When considering the per-class pixel accuracy we're essentially evaluating a binary mask; a true positive represents a pixel that is correctly predicted to belong to the given class (according to the target mask) whereas a true negative represents a pixel that is correctly identified as not belonging to the given class.

$$ accuracy = \frac{{TP + TN}}{{TP + TN + FP + FN}} $$

This metric can sometimes provide misleading results when the class representation is small within the image, as the measure will be biased in mainly reporting how well you identify negative case (ie. where the class is not present).

Instance segmentation

Instance segmentation models are a little more complicated to evaluate; whereas semantic segmentation models output a single segmentation mask, instance segmentation models produce a collection of local segmentation masks describing each object detected in the image. As such, evaluation methods for instance segmentation are quite similar to that of object detection, with the exception that we now calculate IoU of masks instead of bounding boxes.


Image credit

Calculating Precision

To evaluate our collection of predicted masks, we'll compare each of our predicted masks with each of the available target masks for a given input.

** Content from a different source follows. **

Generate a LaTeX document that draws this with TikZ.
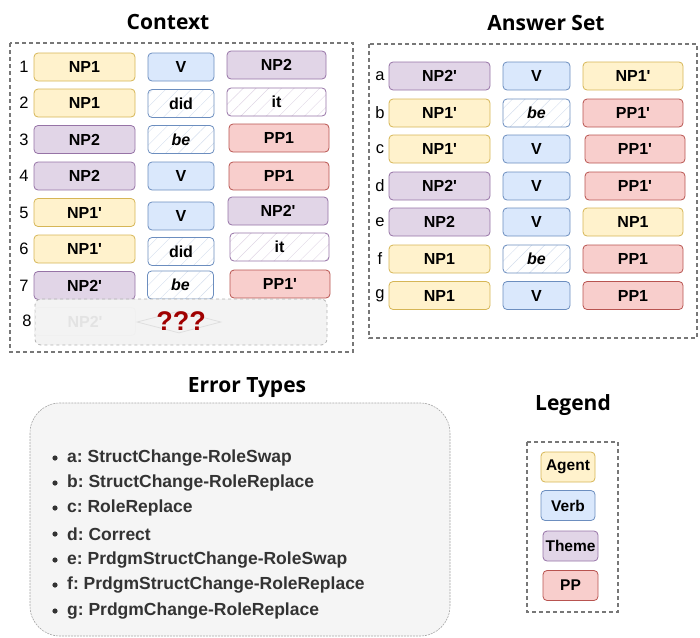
\documentclass[tikz,border=0pt]{standalone}
\usepackage{fontspec}
\setmainfont{Liberation Sans}[Ligatures=TeXOff]
\newfontfamily\titlefont{Open Sans}
\usetikzlibrary{shapes.geometric,patterns.meta}
\frenchspacing
\newcommand{\pr}{'}
\definecolor{yfill}{HTML}{FFF2CC}\definecolor{ydraw}{HTML}{D6B656}
\definecolor{bfill}{HTML}{DAE8FC}\definecolor{bdraw}{HTML}{6C8EBF}
\definecolor{pfill}{HTML}{E1D5E7}\definecolor{pdraw}{HTML}{9673A6}
\definecolor{rfill}{HTML}{F8CECC}\definecolor{rdraw}{HTML}{B85450}
\definecolor{boxgray}{HTML}{777777}
\definecolor{txtgray}{HTML}{333333}
\definecolor{qred}{HTML}{A00000}
\tikzset{
  wbox/.style={rounded corners=4pt, line width=0.8pt, minimum height=28pt, inner sep=0pt,
    font=\fontsize{16}{19}\selectfont\bfseries},
  wide/.style={wbox, minimum width=101pt},
  mid/.style={wbox, minimum width=66pt},
  ag/.style={fill=yfill, draw=ydraw},
  vb/.style={fill=bfill, draw=bdraw},
  th/.style={fill=pfill, draw=pdraw},
  ppb/.style={fill=rfill, draw=rdraw},
  hatchb/.style={draw=bdraw, pattern={Lines[angle=45,distance=9pt,line width=0.4pt]}, pattern color=bdraw!30},
  hatchp/.style={draw=pdraw, pattern={Lines[angle=45,distance=9pt,line width=0.4pt]}, pattern color=pdraw!30},
  rownum/.style={font=\fontsize{16.5}{19}\selectfont, inner sep=0pt},
  ttl/.style={font=\titlefont\bfseries\fontsize{21}{25}\selectfont, inner sep=0pt},
  dbox/.style={draw=boxgray, line width=1.2pt, dash pattern=on 4pt off 3pt},
  lg/.style={rounded corners=4pt, line width=0.8pt, inner sep=0pt, minimum width=54pt, minimum height=30pt,
    font=\fontsize{15.5}{18}\selectfont\bfseries},
  item/.style={anchor=west, inner sep=0pt, text=txtgray, font=\fontsize{17.5}{20}\selectfont\bfseries},
}
\begin{document}
\begin{tikzpicture}[x=1pt,y=-1pt]
\useasboundingbox (0,0) rectangle (700,637);
% titles
\node[ttl] (tctx) at (168,22) {Context};
\node[ttl] (tans) at (546,23) {Answer Set};
\node[ttl] (terr) at (247,388) {Error Types};
\node[ttl] (tleg) at (573,405) {Legend};
% dashed frames
\draw[dbox] (10,43) rectangle (353,352);
\draw[dbox] (369,44) rectangle (697,338);
% ---- Context rows
\node[rownum] (n1) at (24,67) {1};
\node[wide,ag] (c1a) at (84.5,67) {NP1};
\node[mid,vb] (c1b) at (181,67) {V};
\node[wide,th,minimum width=99pt] (c1c) at (276.5,65) {NP2};
\node[rownum] (n2) at (24,103) {2};
\node[wide,ag] (c2a) at (84.5,103) {NP1};
\node[mid,hatchb] (c2b) at (181,103.5) {did};
\node[wide,hatchp,minimum width=99pt] (c2c) at (276.5,102) {it};
\node[rownum] (n3) at (24,139.5) {3};
\node[wide,th] (c3a) at (84.5,139.5) {NP2};
\node[mid,hatchb] (c3b) at (181,139.5) {\itshape be};
\node[wide,ppb,minimum width=100pt] (c3c) at (279,138) {PP1};
\node[rownum] (n4) at (24,176) {4};
\node[wide,th] (c4a) at (84.5,176) {NP2};
\node[mid,vb] (c4b) at (181,176) {V};
\node[wide,ppb,minimum width=100pt] (c4c) at (279,176) {PP1};
\node[rownum] (n5) at (24,212.5) {5};
\node[wide,ag] (c5a) at (84.5,212.5) {NP1\pr};
\node[mid,vb] (c5b) at (181,216) {V};
\node[wide,th,minimum width=100pt] (c5c) at (278,211) {NP2\pr};
\node[rownum] (n6) at (24,249) {6};
\node[wide,ag] (c6a) at (84.5,249) {NP1\pr};
\node[mid,hatchb] (c6b) at (181,251.5) {did};
\node[wide,hatchp,minimum width=99pt] (c6c) at (279.5,247) {it};
\node[rownum] (n7) at (24,285.5) {7};
\node[wide,th] (c7a) at (84.5,285.5) {NP2\pr};
\node[mid,hatchb] (c7b) at (180.5,285) {\itshape be};
\node[wide,ppb,minimum width=100pt] (c7c) at (280,284) {PP1\pr};
\node[rownum] (n8) at (27,321) {8};
% ghost row 8
\node[rounded corners=6pt, fill=white!95!black, fill opacity=0.9, draw=gray!60, dashed, line width=0.8pt,
  minimum width=292pt, minimum height=46pt, inner sep=0pt] (ghost) at (181,322) {};
\node[wide, draw=gray!12, text=gray!22] (c8a) at (85,321.5) {NP2\pr};
\node[diamond, draw=gray!25, line width=0.8pt, minimum width=84pt, minimum height=22pt, inner sep=0pt, aspect=4] (c8b) at (179,322) {};
\node[inner sep=0pt, text=qred, font=\fontsize{27}{30}\selectfont\bfseries] (qq) at (181,321) {???};
% ---- Answer set rows
\node[rownum] (la) at (380,76) {a};
\node[wide,th] (aa) at (439.5,76) {NP2\pr};
\node[mid,vb,minimum width=67pt] (ab) at (536.5,76) {V};
\node[wide,ag,minimum width=100pt] (ac) at (633,76) {NP1\pr};
\node[rownum] (lb) at (380,113) {b};
\node[wide,ag] (ba) at (439.5,113) {NP1\pr};
\node[mid,hatchb,minimum width=67pt] (bb) at (536.5,113) {\itshape be};
\node[wide,ppb,minimum width=100pt] (bc) at (633,113) {PP1\pr};
\node[rownum] (lc) at (380,149) {c};
\node[wide,ag] (ca) at (439.5,149) {NP1\pr};
\node[mid,vb,minimum width=67pt] (cb) at (536.5,149) {V};
\node[wide,ppb,minimum width=100pt] (cc) at (635,149) {PP1\pr};
\node[rownum] (ld) at (380,186) {d};
\node[wide,th] (da) at (439.5,186) {NP2\pr};
\node[mid,vb,minimum width=67pt] (db) at (536.5,186) {V};
\node[wide,ppb,minimum width=100pt] (dc) at (635,186) {PP1\pr};
\node[rownum] (le) at (380,222) {e};
\node[wide,th] (ea) at (439.5,222) {NP2};
\node[mid,vb,minimum width=67pt] (eb) at (536.5,222) {V};
\node[wide,ag,minimum width=100pt] (ec) at (633,222) {NP1};
\node[rownum] (lf) at (380,259) {f};
\node[wide,ag] (fa) at (439.5,259) {NP1};
\node[mid,hatchb,minimum width=67pt] (fb) at (536.5,259) {\itshape be};
\node[wide,ppb,minimum width=100pt] (fc) at (633,259) {PP1};
\node[rownum] (lg) at (380,295.5) {g};
\node[wide,ag] (ga) at (439.5,295.5) {NP1};
\node[mid,vb,minimum width=67pt] (gb) at (536.5,295.5) {V};
\node[wide,ppb,minimum width=100pt] (gc) at (633,295.5) {PP1};
% ---- Error types
\draw[rounded corners=30pt, fill=white!96!black, draw=gray!70, dash pattern=on 2pt off 1pt, line width=0.6pt]
  (30,403) rectangle (450,636);
\foreach \y/\t/\n in {458/a: StructChange-RoleSwap/ia, 483/b: StructChange-RoleReplace/ib,
  508/c: RoleReplace/ic, 534/d: Correct/id, 560/e: PrdgmStructChange-RoleSwap/ie,
  585/f: PrdgmStructChange-RoleReplace/if, 611/g: PrdgmChange-RoleReplace/ig}{
  \fill[txtgray] (55,\y) circle (2.6pt);
  \node[item] (\n) at (67,\y) {\t};
}
% ---- Legend
\draw[dbox] (527,442) rectangle (618,612);
\node[lg,ag] (lagent) at (568,467) {Agent};
\node[lg,vb] (lverb) at (568,505.5) {Verb};
\node[lg,th,minimum width=55pt] (ltheme) at (570.5,546) {Theme};
\node[lg,ppb,minimum width=55pt] (lpp) at (570.5,585.5) {PP};
\end{tikzpicture}
\end{document}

  • A true positive is observed when a prediction-target mask pair has an IoU score which exceeds some predefined threshold.

  • A false positive indicates a predicted object mask had no associated ground truth object mask.

  • A false negative indicates a ground truth object mask had no associated predicted object mask.

Precision effectively describes the purity of our positive detections relative to the ground truth. Of all of the objects that we predicted in a given image, how many of those objects actually had a matching ground truth annotation?

$$ Precision = \frac{TP}{TP + FP} $$

Recall effectively describes the completeness of our positive predictions relative to the ground truth. Of all of the objected annotated in our ground truth, how many did we capture as positive predictions?

$$ Recall = \frac{TP}{TP + FN} $$

However, in order to calculate the prediction and recall of a model output, we'll need to define what constitutes a positive detection. To do this, we'll calculate the IoU score between each (prediction, target) mask pair and then determine which mask pairs have an IoU score exceeding a defined threshold value.

However, computing a single precision and recall score at the specified IoU threshold does not adequately describe the behavior of our model's full precision-recall curve. Instead, we can use average precision to effectively integrate the area under a precision-recall curve.

Let's use the precision-recall curve below as an example.

First, we'll adjust our curve such that the precision at a given point $r$ is adjusted to the maximum precision for recall greater than $r$.

Then, we'll simply calculate the area under the curve by numerical integration. This method replaces an older approach of averaging over a range of recall values.

Note that the precision-recall curve will likely not extend out to perfect recall due to our prediction thresholding according to each mask IoU.

As an example, the Microsoft COCO challenge's primary metric for the detection task evaluates the average precision score using IoU thresholds ranging from 0.5 to 0.95 (in 0.05 increments).

For prediction problems with multiple classes of objects, this value is then averaged over all of the classes.